Wildcards and Advanced Searches 🔍
For users comfortable with pattern matching, enabling Use wildcards in the advanced options opens up regex-style search capabilities. This allows you to:
- Replace any word beginning with a specific prefix
- Match words of a certain character length
- Find text surrounded by specific punctuation
Wildcard syntax in Word is not the same as standard regular expressions — it uses its own format — so there's a learning curve if you're coming from a coding background.

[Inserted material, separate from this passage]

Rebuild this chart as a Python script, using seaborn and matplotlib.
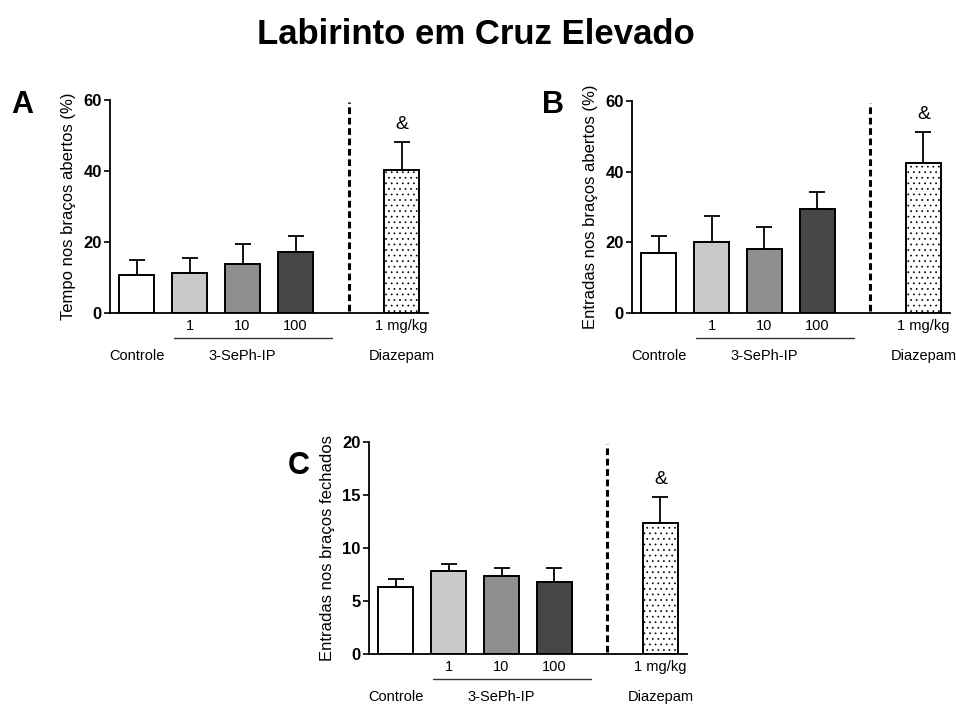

What Changes Between Word Versions
The core Find & Replace functionality has been stable across Word 2016, 2019, 2021, and Microsoft 365, so most of the above applies universally. That said:
- Microsoft 365 users may see UI differences depending on whether they're using the desktop app or Word for the web
- Word for the web (browser-based) has a more limited Find & Replace — some advanced options like wildcard search and format-based replacement aren't available
- Mobile versions of Word offer basic Find & Replace but without the advanced dialog
The version you're running — and whether it's locally installed or web-based — shapes what's actually accessible to you in practice.
Understanding the full range of Find & Replace options is straightforward once you see the complete dialog. How useful each feature turns out to be depends on what kind of documents you work with, how complex your editing needs are, and which version of Word you're actually using day to day.